"You are good. But it is not enough to be good. You must be good for something. You must contribute good to the world.
The world must be a better place for your presence. And the good that is in you must spread to others."
- Gordon B Hinckley

Tuesday, December 17, 2013

Ch-ch-ch-changes!


I’ll just ignore the fact that I’ve not written anything for months! Right now I’m sitting on a borrow air mattress in our very empty home. The home that we purchased 7 years ago when Ellie was 17 months old and I was 6 months pregnant with Noah. The home where I spent many days, weeks, months home alone with the kids because James was working 15-18 hour days, 7 days a week being a Military Training Instructor. The home where my kids all learned to walk and talk, where I built a sandbox and garden and set up inflatable pools to keep them busy and happy. I have many good memories of our family in this home. But we’ve definitely outgrown it and now we’ve sold it and we’re preparing to head to Alaska!

It’s funny though: our kids have had more fun with a completely empty house in the past couple days, than I think they’ve had with all their toys and things over the past couple months! They have a few blankets, pillows and a gallon-size Ziploc bag of Duplos to play with and yet it’s kept them laughing and running around and being silly for hours and hours. I haven’t heard them utter, “I’m bored” since the packers took all our household goods last week.

Everyday, it seems there is one more thing we add to our “to-do” list, whether it be here in San Antonio or for once we arrive to Wasilla. And it’s emotionally exhausting. Thankfully I don’t have to do it alone; James is an amazing husband and I love solving all our problems with him. Last night our two problems to work out were: being a one car family for three weeks (I’m not upset, I’m glad we sold our truck last night, but it’s still an adjustment) and how we’re going to get the five of us and our luggage and our two pets to the airport. We agreed on just getting two mini-van Taxi’s, which is going to end up costing us over $150, by the way, ugh.

James and I have always said how we'd love to unplug and raise our kids more how we were raised. Well it's truly about to happen and some of it is actually no choice of our own. In our new home we will have no Netflix, Roku or satellite television; we will get less Internet in our home than we currently get on our phones. I can’t believe I’m even the slightest bit upset, because we don’t watch that much t.v. but the thought of having to watch how much Internet we use each day just stresses me out a little bit. I’m happy that we’ll be spending more time away form the t.v. and computer, however I do think that it will take a little time for everyone to get used to it.

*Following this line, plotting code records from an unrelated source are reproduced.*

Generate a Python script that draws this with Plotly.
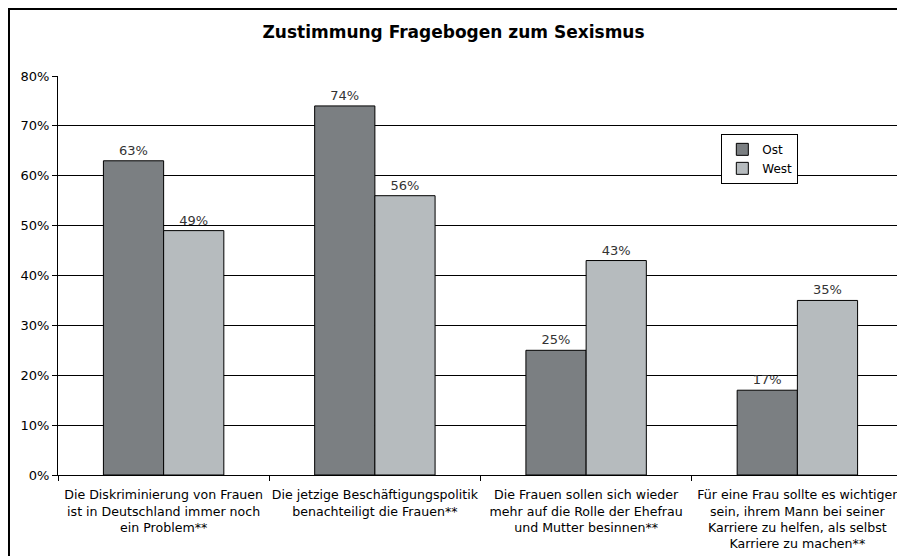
import plotly.graph_objects as go

categories = [
    "Die Diskriminierung von Frauen<br>ist in Deutschland immer noch<br>ein Problem**",
    "Die jetzige Beschäftigungspolitik<br>benachteiligt die Frauen**",
    "Die Frauen sollen sich wieder<br>mehr auf die Rolle der Ehefrau<br>und Mutter besinnen**",
    "Für eine Frau sollte es wichtiger<br>sein, ihrem Mann bei seiner<br>Karriere zu helfen, als selbst<br>Karriere zu machen**",
]
ost = [63, 74, 25, 17]
west = [49, 56, 43, 35]
y_ticks = [0, 10, 20, 30, 40, 50, 60, 70, 80]
y_tick_labels = [f"{v}%" for v in y_ticks]

FONT = "DejaVu Sans"
FS = 13
FS_X = 12.6

fig = go.Figure()
fig.add_trace(go.Bar(
    name="Ost", x=categories, y=ost,
    marker=dict(color="#7b7f82", line=dict(color="#000000", width=1)),
    text=[f"{v}%" for v in ost], textposition="outside",
    textfont=dict(family=FONT, size=FS, color="#333333"),
    cliponaxis=False,
))
fig.add_trace(go.Bar(
    name="West", x=categories, y=west,
    marker=dict(color="#b6bbbe", line=dict(color="#000000", width=1)),
    text=[f"{v}%" for v in west], textposition="outside",
    textfont=dict(family=FONT, size=FS, color="#333333"),
    cliponaxis=False,
))

fig.update_layout(
    width=897, height=548,
    margin=dict(l=50, r=2, t=68, b=81, autoexpand=False),
    paper_bgcolor="white", plot_bgcolor="white",
    font=dict(family=FONT, size=FS, color="#000000"),
    barmode="group", bargap=0.43, bargroupgap=0,
    title=dict(text="<b>Zustimmung Fragebogen zum Sexismus</b>",
               x=0.4967, xref="container", xanchor="center",
               y=0.956, yanchor="middle",
               font=dict(family=FONT, size=17, color="#000000")),
    legend=dict(x=0.785, y=0.855, xanchor="left", yanchor="top",
                bordercolor="#000000", borderwidth=1, bgcolor="white",
                font=dict(family=FONT, size=12, color="#000000"),
                itemwidth=30, tracegroupgap=0),
    xaxis=dict(showline=True, linecolor="#000000", linewidth=1,
               ticks="outside", tickson="boundaries", ticklen=5, tickcolor="#000000",
               tickangle=0, ticklabelstandoff=8,
               tickfont=dict(family=FONT, size=FS_X, color="#000000"),
               showgrid=False, automargin=False),
    yaxis=dict(range=[0, 80], tickvals=y_ticks, ticktext=y_tick_labels,
               showline=True, linecolor="#000000", linewidth=1,
               ticks="outside", ticklen=5, tickcolor="#000000",
               showgrid=True, gridcolor="#000000", gridwidth=1,
               zeroline=False, automargin=False,
               tickfont=dict(family=FONT, size=FS, color="#000000")),
    shapes=[dict(type="rect", xref="paper", yref="paper",
                 x0=-0.058, x1=0.9995, y0=-0.3, y1=1.168,
                 line=dict(color="#000000", width=2), fillcolor="rgba(0,0,0,0)",
                 layer="above")],
)

fig.write_html("out.html")
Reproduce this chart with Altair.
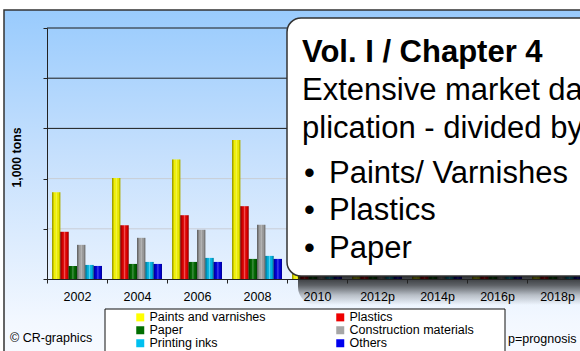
import altair as alt
import pandas as pd

years = ["2002", "2004", "2006", "2008", "2010", "2012p", "2014p", "2016p", "2018p"]
series = ["Paints and varnishes", "Plastics", "Paper", "Construction materials", "Printing inks", "Others"]
colors = ["#ffff00", "#ee0000", "#006e00", "#a6a6a6", "#00c0f0", "#0000ee"]

paints = [865, 1005, 1190, 1385, 1400, 1560, 1700, 1840, 1990]
plastics = [470, 535, 635, 725, 740, 820, 900, 980, 1060]
paper = [130, 150, 170, 200, 200, 220, 240, 255, 270]
construction = [340, 410, 490, 540, 550, 600, 650, 700, 750]
inks = [140, 170, 210, 230, 235, 255, 275, 295, 315]
others = [130, 150, 170, 200, 205, 225, 245, 265, 285]
grid_values = [500, 1000, 1500, 2000, 2500]

callout_title = "Vol. I / Chapter 4"
callout_lines = ["Extensive market data on ap-", "plication - divided by segments:"]
callout_bullets = ["Paints/ Varnishes", "Plastics", "Paper"]
FONT = "Liberation Sans"

rows = []
for s, vals in zip(series, [paints, plastics, paper, construction, inks, others]):
    for y, v in zip(years, vals):
        rows.append({"year": y, "series": s, "value": v})
df = pd.DataFrame(rows)
one = pd.DataFrame({"a": [0]})

x_enc = alt.X("year:N", sort=years,
              scale=alt.Scale(range=[0, 540], paddingInner=0, paddingOuter=0),
              axis=alt.Axis(title=None, tickBand="extent", labelFont=FONT, labelFontSize=12.5,
                            labelColor="black", labelAngle=0, tickColor="#222", tickSize=4,
                            domainColor="#222", labelPadding=7, zindex=1))
xo_enc = alt.XOffset("series:N", sort=series, scale=alt.Scale(paddingOuter=0.6, paddingInner=0))
y_enc = alt.Y("value:Q", scale=alt.Scale(domain=[0, 2500], nice=False),
              axis=alt.Axis(title="1,000 tons", values=grid_values + [0], labels=False, grid=False,
                            titleFont=FONT, titleFontSize=12.3, titleFontWeight="bold",
                            titleColor="black", titleX=-31, titleY=129, titleBaseline="middle",
                            titleAlign="center", titleAngle=270,
                            tickColor="#222", tickSize=4, domainColor="#222", zindex=1))

frame = alt.Chart(one).mark_rect(
    fill=alt.Gradient(gradient="linear", x1=0, x2=0, y1=0, y2=1,
                      stops=[alt.GradientStop(offset=0, color="#99cbfd"),
                             alt.GradientStop(offset=0.35, color="#c6e0fd"),
                             alt.GradientStop(offset=0.75, color="#f3f8ff"),
                             alt.GradientStop(offset=1, color="#ffffff")]),
    stroke="#333", strokeWidth=1.5
).encode(x=alt.value(-43), x2=alt.value(640), y=alt.value(-18), y2=alt.value(400))

legend_box = alt.Chart(one).mark_rect(fill="white", stroke="#111", strokeWidth=1).encode(
    x=alt.value(58), x2=alt.value(458), y=alt.value(281), y2=alt.value(400))

grid = alt.Chart(pd.DataFrame({"g": grid_values})).mark_rule(strokeWidth=1).encode(
    y=alt.Y("g:Q"), x=alt.value(0), x2=alt.value(540),
    color=alt.condition("datum.g >= 1500", alt.value("#1a1a1a"), alt.value("#c9ced6")))

bars = alt.Chart(df).mark_bar().encode(
    x=x_enc, xOffset=xo_enc, y=y_enc,
    color=alt.Color("series:N", sort=series, scale=alt.Scale(domain=series, range=colors),
                    legend=alt.Legend(title=None, orient="none", legendX=87, legendY=283,
                                      direction="horizontal", columns=2, symbolType="square",
                                      symbolSize=64, symbolStrokeWidth=0, labelFont=FONT,
                                      labelFontSize=12.5, labelColor="black", labelOffset=3,
                                      rowPadding=0, columnPadding=68, padding=0, symbolOpacity=1)))

shade = alt.Chart(df).mark_bar(
    fill=alt.Gradient(gradient="linear", x1=0, x2=1, y1=0, y2=0,
                      stops=[alt.GradientStop(offset=0, color="rgba(0,0,0,0.45)"),
                             alt.GradientStop(offset=0.3, color="rgba(0,0,0,0.05)"),
                             alt.GradientStop(offset=0.5, color="rgba(255,255,255,0.3)"),
                             alt.GradientStop(offset=0.75, color="rgba(0,0,0,0.05)"),
                             alt.GradientStop(offset=1, color="rgba(0,0,0,0.4)")])
).encode(x=alt.X("year:N", sort=years), xOffset=alt.XOffset("series:N", sort=series),
         y=alt.Y("value:Q"))

shadow = alt.Chart(one).mark_rect(
    cornerRadius=18,
    fill=alt.Gradient(gradient="linear", x1=0, x2=0, y1=0, y2=1,
                      stops=[alt.GradientStop(offset=0, color="rgba(0,0,0,0.85)"),
                             alt.GradientStop(offset=0.44, color="rgba(0,0,0,0.8)"),
                             alt.GradientStop(offset=0.62, color="rgba(0,0,0,0.6)"),
                             alt.GradientStop(offset=0.81, color="rgba(0,0,0,0.22)"),
                             alt.GradientStop(offset=1, color="rgba(0,0,0,0)")])
).encode(x=alt.value(251), x2=alt.value(640), y=alt.value(225), y2=alt.value(277))

callout = alt.Chart(one).mark_rect(cornerRadius=14, fill="white", stroke="#333", strokeWidth=1.5).encode(
    x=alt.value(240), x2=alt.value(640), y=alt.value(-10), y2=alt.value(248))

def txt(t, x, y, size=31, weight="normal"):
    return alt.Chart(one).mark_text(text=t, align="left", baseline="alphabetic", font=FONT,
                                    fontSize=size, fontWeight=weight, color="black").encode(
        x=alt.value(x), y=alt.value(y))

texts = [txt(callout_title, 255, 34, weight="bold"),
         txt(callout_lines[0], 255, 72),
         txt(callout_lines[1], 255, 110)]
for i, b in enumerate(callout_bullets):
    yy = [155, 192, 230][i]
    texts.append(txt("\u2022", 257, yy))
    texts.append(txt(b, 282, yy))
texts.append(txt("\u00a9 CR-graphics", -37, 314, size=12.5))
texts.append(txt("p=prognosis", 461, 315, size=12.5))

chart = alt.layer(frame, legend_box, grid, bars, shade, shadow, callout, *texts).properties(
    width=533, height=251,
    autosize=alt.AutoSizeParams(type="none"),
    padding={"left": 47, "top": 28, "right": 0, "bottom": 72},
    background="white"
).configure_view(strokeWidth=0)

chart.save("out.html", embed_options={"renderer": "svg", "actions": False})
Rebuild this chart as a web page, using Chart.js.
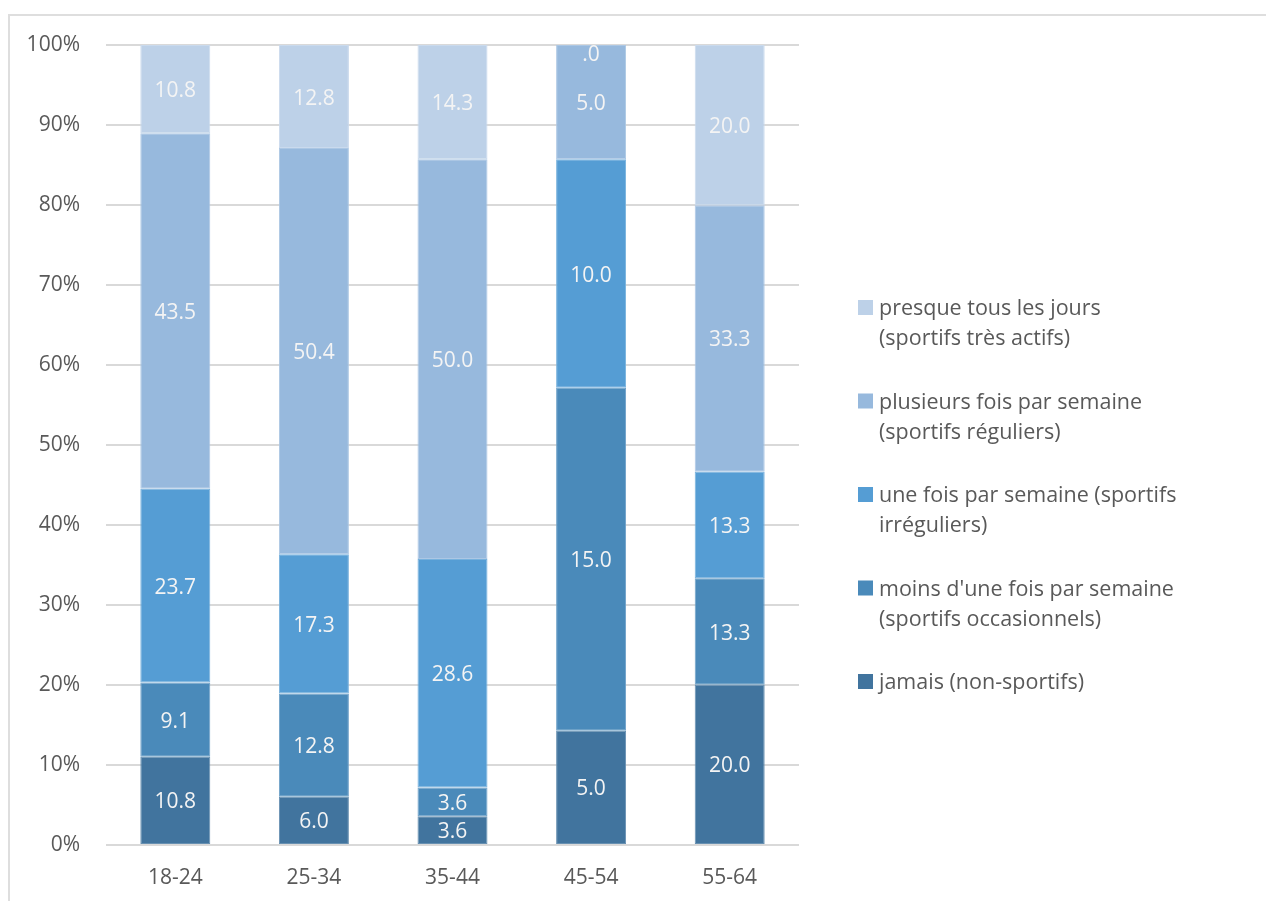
<!DOCTYPE html>
<html>
<head>
<meta charset="utf-8">
<script src="https://cdn.jsdelivr.net/npm/chart.js@4/dist/chart.umd.min.js"></script>
<style>
  html, body { margin: 0; padding: 0; background: #fff; overflow: hidden; }
  #wrap { position: relative; width: 1266px; height: 901px; }
  #frame { position: absolute; left: 8px; top: 14px; width: 1400px; height: 1000px; border: 2px solid #dedede; box-sizing: border-box; }
  canvas { position: absolute; left: 0; top: 0; }
</style>
</head>
<body>
<div id="wrap">
  <div id="frame"></div>
  <canvas id="c" width="1266" height="901"></canvas>
</div>
<script>
const categories = ['18-24', '25-34', '35-44', '45-54', '55-64'];
const jamais = [10.8, 6.0, 3.6, 5.0, 20.0];
const moins = [9.1, 12.8, 3.6, 15.0, 13.3];
const uneFois = [23.7, 17.3, 28.6, 10.0, 13.3];
const plusieurs = [43.5, 50.4, 50.0, 5.0, 33.3];
const presque = [10.8, 12.8, 14.3, 0.0, 20.0];
const yTicks = [0, 10, 20, 30, 40, 50, 60, 70, 80, 90, 100];

const seriesRaw = [jamais, moins, uneFois, plusieurs, presque];
const seriesLabels = [
  ['jamais (non-sportifs)'],
  ['moins d\'une fois par semaine', '(sportifs occasionnels)'],
  ['une fois par semaine (sportifs', 'irréguliers)'],
  ['plusieurs fois par semaine', '(sportifs réguliers)'],
  ['presque tous les jours', '(sportifs très actifs)']
];
const colors = ['#41749e', '#4a8aba', '#559dd4', '#97b9dd', '#bdd1e8'];

const totals = categories.map((_, i) => seriesRaw.reduce((s, arr) => s + arr[i], 0));
const FONT = '"Open Sans", Lato, sans-serif';
const TEXT = '#595959';

function lighten(hex, f) {
  const n = parseInt(hex.slice(1), 16);
  const c = [(n >> 16) & 255, (n >> 8) & 255, n & 255].map(v => Math.round(v + (255 - v) * f));
  return 'rgb(' + c.join(',') + ')';
}

function fmt(v) {
  let s = v.toFixed(1);
  if (s.startsWith('0.')) s = s.slice(1);
  return s;
}

const datasets = seriesRaw.map((arr, k) => ({
  label: seriesLabels[k].join(' '),
  data: arr.map((v, i) => v / totals[i] * 100),
  raw: arr,
  backgroundColor: colors[k],
  borderColor: lighten(colors[k], 0.2),
  borderWidth: 1,
  borderSkipped: false,
  barPercentage: 1,
  categoryPercentage: 0.505
}));

const labelPlugin = {
  id: 'labels',
  afterDatasetsDraw(chart) {
    const ctx = chart.ctx;
    ctx.save();
    ctx.font = '500 21px ' + FONT;
    ctx.fillStyle = '#f4f4f4';
    ctx.textAlign = 'center';
    ctx.textBaseline = 'middle';
    chart.data.datasets.forEach((ds, di) => {
      const meta = chart.getDatasetMeta(di);
      meta.data.forEach((bar, i) => {
        const p = bar.getProps(['x', 'y', 'base'], true);
        let y = (p.y + p.base) / 2;
        y = Math.max(y, chart.chartArea.top + 8);
        ctx.fillText(fmt(ds.raw[i]), p.x, y + 2);
      });
    });
    ctx.restore();
  }
};

const legendPlugin = {
  id: 'customLegend',
  afterDraw(chart) {
    const ctx = chart.ctx;
    ctx.save();
    ctx.font = '21.5px ' + FONT;
    ctx.fillStyle = TEXT;
    ctx.textBaseline = 'middle';
    ctx.textAlign = 'left';
    const x0 = 858, tx = 879, y0 = 309, step = 93.5, lh = 30;
    const order = [4, 3, 2, 1, 0];
    order.forEach((k, idx) => {
      const y = y0 + idx * step;
      ctx.fillStyle = colors[k];
      ctx.fillRect(x0, y - 9, 15, 15);
      ctx.fillStyle = TEXT;
      seriesLabels[k].forEach((line, li) => ctx.fillText(line, tx, y + li * lh));
    });
    ctx.restore();
  }
};

new Chart(document.getElementById('c'), {
  type: 'bar',
  data: { labels: categories, datasets },
  options: {
    responsive: false,
    animation: false,
    layout: { padding: { left: 0, top: 45, right: 467, bottom: 0 } },
    plugins: { legend: { display: false }, tooltip: { enabled: false } },
    scales: {
      x: {
        stacked: true,
        grid: { display: false, drawTicks: false },
        border: { display: false },
        ticks: { color: TEXT, font: { family: FONT, size: 21 }, padding: 20 },
        afterFit(s) { s.height = 56; }
      },
      y: {
        stacked: true,
        min: 0, max: 100,
        afterBuildTicks(s) { s.ticks = yTicks.map(v => ({ value: v })); },
        grid: { color: '#d9d9d9', lineWidth: 2, drawTicks: false },
        border: { display: false },
        ticks: { color: TEXT, font: { family: FONT, size: 21 }, padding: 26, callback: v => v + '%' },
        afterFit(s) { s.width = 106; }
      }
    }
  },
  plugins: [labelPlugin, legendPlugin]
});
</script>
</body>
</html>
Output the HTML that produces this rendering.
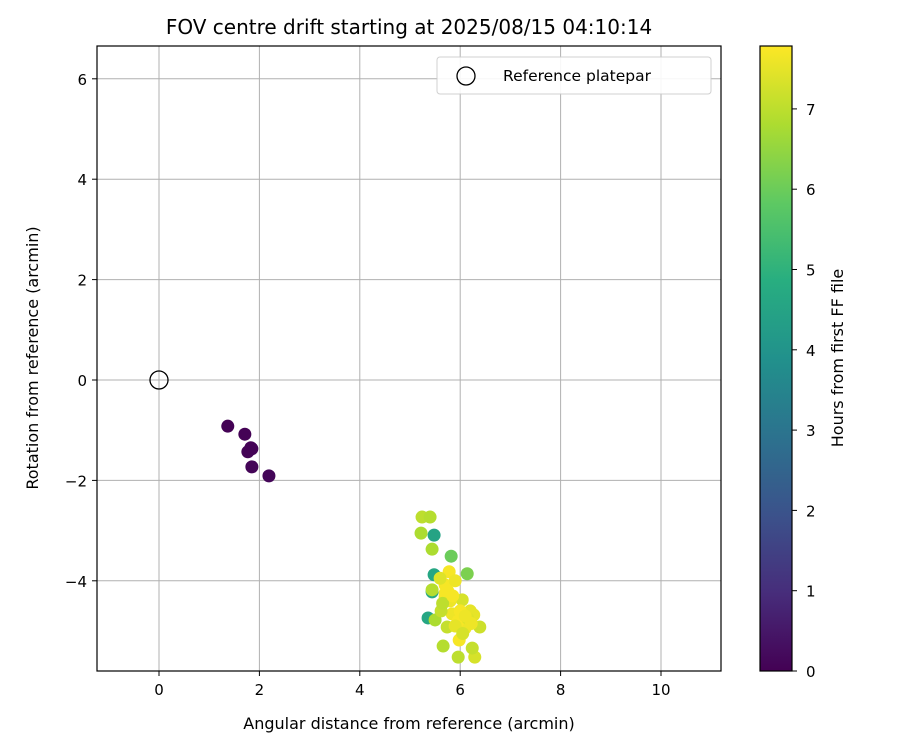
<!DOCTYPE html>
<html><head><meta charset="utf-8"><style>
body{margin:0;background:#fff;font-family:"DejaVu Sans","Liberation Sans",sans-serif}
text{font-family:"DejaVu Sans","Liberation Sans",sans-serif}
</style></head><body>
<svg id="chart" width="900" height="750" viewBox="0 0 900 750">
<defs><linearGradient id="vir" x1="0" y1="1" x2="0" y2="0">
<stop offset="0" stop-color="#440154"/><stop offset="0.125" stop-color="#472d7b"/><stop offset="0.25" stop-color="#3b528b"/><stop offset="0.375" stop-color="#2c728e"/><stop offset="0.5" stop-color="#21918c"/><stop offset="0.625" stop-color="#28ae80"/><stop offset="0.75" stop-color="#5ec962"/><stop offset="0.875" stop-color="#addc30"/><stop offset="1" stop-color="#fde725"/></linearGradient></defs>
<text x="409" y="34" font-size="20" text-anchor="middle">FOV centre drift starting at 2025/08/15 04:10:14</text>
<g id="grid"></g><g id="pts"></g>
<rect x="97" y="46" width="624" height="625" fill="none" stroke="#000" stroke-width="1.2"/>
<g id="ticks"></g>
<text x="409" y="729" font-size="16" text-anchor="middle">Angular distance from reference (arcmin)</text>
<text transform="translate(38,358) rotate(-90)" font-size="16" text-anchor="middle">Rotation from reference (arcmin)</text>
<g>
<rect x="437" y="57" width="274" height="37" rx="3" fill="#fff" stroke="#ccc" opacity="0.9"/>
<circle cx="466" cy="76" r="9" fill="none" stroke="#000" stroke-width="1.3"/>
<text x="503" y="81" font-size="15.5">Reference platepar</text></g>
<rect x="760" y="46" width="32" height="625" fill="url(#vir)" stroke="#000" stroke-width="1.2"/>
<g id="cbticks"></g>
<text transform="translate(843,358) rotate(-90)" font-size="16" text-anchor="middle">Hours from first FF file</text>
</svg>
<script>
const xs=[1.37,1.71,1.85,1.77,1.85,2.19,1.83,5.24,5.40,5.22,5.48,5.44,5.82,5.48,6.14,5.78,5.44,5.44,5.70,5.70,6.04,5.36,5.50,5.74,5.84,6.27,6.10,6.39,5.96,5.66,5.96,6.29,6.24,5.98,5.60,5.90,5.70,6.20,5.62,5.80,6.00,6.15,5.75,5.90,6.05,6.22,5.65,5.85,6.10];
const ys=[-0.92,-1.08,-1.37,-1.43,-1.73,-1.91,-1.35,-2.73,-2.73,-3.05,-3.09,-3.37,-3.51,-3.88,-3.86,-3.82,-4.22,-4.18,-4.08,-4.32,-4.38,-4.74,-4.78,-4.92,-4.66,-4.68,-4.94,-4.92,-4.80,-5.30,-5.52,-5.52,-5.34,-5.18,-3.95,-4.00,-4.25,-4.60,-4.60,-4.40,-4.60,-4.75,-4.20,-4.90,-5.05,-4.85,-4.45,-4.30,-4.70];
const hours=[0.02,0.03,0.05,0.06,0.08,0.1,0.05,7.0,6.9,6.8,4.5,6.8,6.0,4.6,6.2,7.7,4.7,6.9,7.7,7.6,7.3,4.6,6.8,7.1,7.6,7.5,7.6,7.2,7.7,6.9,7.0,7.3,7.1,7.7,7.4,7.6,7.7,7.5,7.1,7.6,7.7,7.4,7.7,7.5,7.3,7.6,7.0,7.7,7.6];
const xTicks=[0,2,4,6,8,10];
const yTicks=[-4,-2,0,2,4,6];
const cTicks=[0,1,2,3,4,5,6,7];
const NS='http://www.w3.org/2000/svg';
const X=v=>159+(v)*50.2, Y=v=>380-(v)*50.2, C=v=>671-v*80.3;
const vir=['#440154','#472d7b','#3b528b','#2c728e','#21918c','#28ae80','#5ec962','#addc30','#fde725'];
function col(h){let t=Math.max(0,Math.min(1,h/7.78))*8;let i=Math.min(7,Math.floor(t)),f=t-i;
const a=vir[i],b=vir[i+1];const p=(s,k)=>parseInt(s.substr(k,2),16);
let r=[1,3,5].map(k=>Math.round(p(a,k)+(p(b,k)-p(a,k))*f));return `rgb(${r})`;}
function mk(tag,at,par,txt){const e=document.createElementNS(NS,tag);for(const k in at)e.setAttribute(k,at[k]);if(txt!=null)e.textContent=txt;document.getElementById(par).appendChild(e);return e;}
xTicks.forEach(v=>{
const g=mk('line',{x1:X(v),x2:X(v),y1:46,y2:671,stroke:'#b0b0b0','stroke-width':1},'grid');


const t=mk('line',{x1:X(v),x2:X(v),y1:671,y2:676,stroke:'#000'},'ticks');


const l=mk('text',{x:X(v),y:695,'font-size':15,'text-anchor':'middle'},'ticks',v);

});
yTicks.forEach(v=>{
const g=mk('line',{x1:97,x2:721,y1:Y(v),y2:Y(v),stroke:'#b0b0b0','stroke-width':1},'grid');


const t=mk('line',{x1:92,x2:97,y1:Y(v),y2:Y(v),stroke:'#000'},'ticks');


const l=mk('text',{x:87,y:Y(v)+6,'font-size':15,'text-anchor':'end'},'ticks',v<0?'\u2212'+(-v):v);

});
cTicks.forEach(v=>{
const t=mk('line',{x1:792,x2:797,y1:C(v),y2:C(v),stroke:'#000'},'cbticks');


const l=mk('text',{x:806,y:C(v)+6,'font-size':15},'cbticks',v);

});
const ref=mk('circle',{cx:X(0),cy:Y(0),r:9,fill:'none',stroke:'#000','stroke-width':1.3},'pts');


xs.forEach((v,i)=>{
const c=mk('circle',{cx:X(v),cy:Y(ys[i]),r:6.5,fill:col(hours[i])},'pts');

});
</script>
</body></html>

Oh and we have a septic tank which means we have no garbage disposal and when we called to set up our trash service, we discovered we're going to have to cut back the amount of trash to a quarter of what we throw out right now. I guess we'll be composting and recycling a lot more than we do now. I actually spent a couple hours researching worm composting! I know it won’t be hard per sey, to not throw food down the sink and to recycle our recyclables, but it’s just not something we’ve had to do before. I feel like this is going to be so much change all at once.

I think that the weather change is going to be a shock for the three kids (as well as me! Even though I claim to be a Minnesotan still, this San Antonio weather has messed me up a little over the past 7 years!) but I’m hoping that there will be so many new and fun things that they’ll not complain too much. I think they’ll be excited to run around in our big backyard. We currently live on less than a tenth of an acre and our new home is on two-thirds of an acre. I think they’ll love it!